Is redundancy important here? For the data, generally not so much. For the source code, I really do not want to lose any newly written sections if at all possible. Because backups are periodic (I do nightly backups in addition to this to a HDD; the HDD also has a bootable image in case something like the RAID card gets corrupted) they do not necessarily capture this marginal source code, hence the RAID array. In the past, it has come in handy. When I first did the OCZ array, one of the original SSD sets died very soon after use. I just stuck my spare in and got the other drive RMA'd. Except for a ~1/3 loss of performance for a few hours, all was fine and I did not lose uptime.

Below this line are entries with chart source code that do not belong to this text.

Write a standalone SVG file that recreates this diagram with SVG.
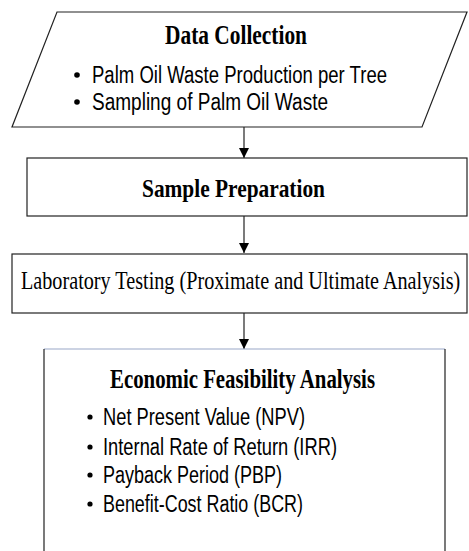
<svg xmlns="http://www.w3.org/2000/svg" width="469" height="551" viewBox="0 0 469 551">
<defs>
<style>
.box{fill:#fff;stroke:#222;stroke-width:1.2}
.ttl{font-family:"Liberation Serif",serif;font-weight:bold;fill:#000}
.lab{font-family:"Liberation Serif",serif;fill:#000}
.bul{font-family:"Liberation Sans",sans-serif;fill:#000}
.con{stroke:#222;stroke-width:1.2;fill:none}
</style>
<marker id="ah" viewBox="0 0 10 10" refX="10" refY="5" markerWidth="10" markerHeight="10" markerUnits="userSpaceOnUse" orient="auto">
<path d="M0,0 L10,5 L0,10 z" fill="#000"/>
</marker>
</defs>
<rect width="469" height="551" fill="#fff"/>
<g id="connectors">
<line class="con" x1="244" y1="127" x2="244" y2="158" marker-end="url(#ah)"/>
<line class="con" x1="244" y1="216" x2="244" y2="253" marker-end="url(#ah)"/>
<line class="con" x1="244" y1="313" x2="244" y2="349" marker-end="url(#ah)"/>
</g>
<g id="data-collection">
<polygon class="box" points="57,12 467,12 422,127 12,127"/>
<text class="ttl" x="165" y="44" font-size="28" textLength="142" lengthAdjust="spacingAndGlyphs">Data Collection</text>
<circle cx="77" cy="75" r="2.8" fill="#000"/>
<text class="bul" x="92" y="83" font-size="23" textLength="295" lengthAdjust="spacingAndGlyphs">Palm Oil Waste Production per Tree</text>
<circle cx="77" cy="102" r="2.8" fill="#000"/>
<text class="bul" x="92" y="110" font-size="23" textLength="236" lengthAdjust="spacingAndGlyphs">Sampling of Palm Oil Waste</text>
</g>
<g id="sample-preparation">
<rect class="box" x="27" y="158" width="440" height="58"/>
<text class="ttl" x="142" y="197" font-size="26" textLength="183" lengthAdjust="spacingAndGlyphs">Sample Preparation</text>
</g>
<g id="laboratory-testing">
<rect class="box" x="12" y="254" width="455" height="59"/>
<text class="lab" x="0" y="0" font-size="20" transform="translate(21,289) scale(1.01,1.22)">Laboratory Testing (Proximate and Ultimate Analysis)</text>
</g>
<g id="economic-feasibility">
<path d="M44,349 H445" stroke="#9aa8c8" stroke-width="1.2" fill="none"/>
<path d="M44,349 V551 M445,349 V551" class="con"/>
<text class="ttl" x="110" y="388" font-size="27" textLength="265" lengthAdjust="spacingAndGlyphs">Economic Feasibility Analysis</text>
<circle cx="90" cy="417" r="2.6" fill="#000"/>
<text class="bul" x="103" y="425" font-size="23" textLength="202" lengthAdjust="spacingAndGlyphs">Net Present Value (NPV)</text>
<circle cx="90" cy="447" r="2.6" fill="#000"/>
<text class="bul" x="103" y="455" font-size="23" textLength="234" lengthAdjust="spacingAndGlyphs">Internal Rate of Return (IRR)</text>
<circle cx="90" cy="475" r="2.6" fill="#000"/>
<text class="bul" x="103" y="483" font-size="23" textLength="179" lengthAdjust="spacingAndGlyphs">Payback Period (PBP)</text>
<circle cx="90" cy="504" r="2.6" fill="#000"/>
<text class="bul" x="103" y="512" font-size="23" textLength="200" lengthAdjust="spacingAndGlyphs">Benefit-Cost Ratio (BCR)</text>
</g>
</svg>
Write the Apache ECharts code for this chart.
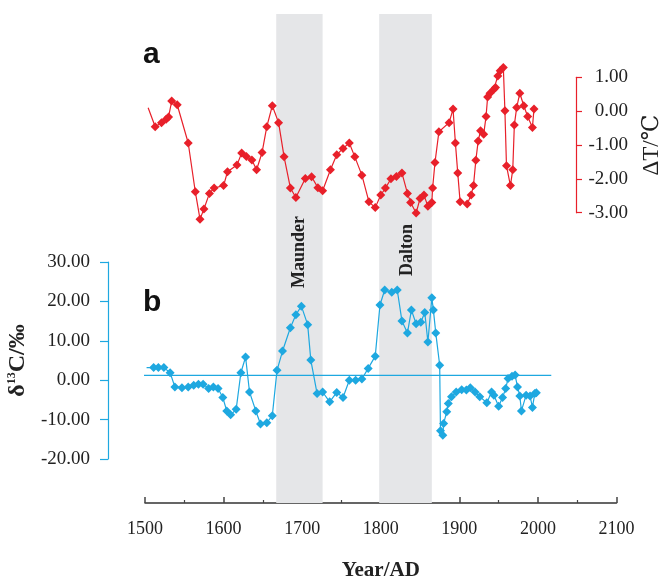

Given all of this, real-time redundancy is more a less a hard requirement of mine. RAID 10 does this well and is common in real-world database applications. RAID 5 or 6 tends to work well also, but used to need more sophisticated RAID cards to do so. Not sure if that is the case anymore, but I did not want to upgrade my RAID if not necessary. But, RAID is done here primarily for redundancy and not for performance- though I would think SSD RAID would improve performance for things like the various SQL and NoSQL DMBS's I use in development as well as the manual parallel file system accesses some of my applications perform. A single SSD is sufficient to get the performance numbers I need to do testing. That said, RAID corrupting performance to the extent happening here is not really acceptable.

I had looked at NVMe solutions as well, but my understanding is that there might be some compatibility problems with my platform. IIRC, the X79 has weird PCIE 2.0/3.0 issues, as Intel was just making the transition when produced. Additionally, I am working on a Windows 7 OS (sometimes in a Linux distro in a VM) and I thought there may be some problems with Windows 7 and NVMe. As a final nail in the NVMe coffin for my particular application, I could not find a lot of info about running these types of drives in RAID. It looks like there may be some (perhaps very expensive) NVMe cards with RAID built in somehow, and of course there is software RAID (yuck).

With regard to the SSD filling issue, does this refer to TRIM? I do not know too much about this problem, but when I built the old OCZ RAID array I was worried about this. After my numbers for that initial array were pretty good, I figured that this was not a problem (or, perhaps, was not a problem for this particular RAID controller?). I was also operating on the assumption that the TRIM issues were being fixed back in 2012 and that these days there was not much problem left. Since it has been suggested that this aspect may be problematic, is it feasible that this could lead to performance degradation to an order of 1/15? I did run tests before and after cloning the OS onto the new array and did not notice significantly different numbers, but maybe something done on RAID initialization congested the drive?

When we get down to it, what particularly confuses me about this is just that the old OCZ drives (I looked at the exact model, they are OCZ Agility 3 series 120 gb) perform so much better than these brand-new drives. Looking at various posts elsewhere about this RAID controller and SSDs, it appears that this controller may just be picky about what drives in particular are being used. Apparently, it has issues with write parallelism, but again it seems strange that these issues may just hit the Mushkin drives and not the OCZ drives. Maybe the old OCZ drives have a more sophisticated controller than the new Mushkin drives?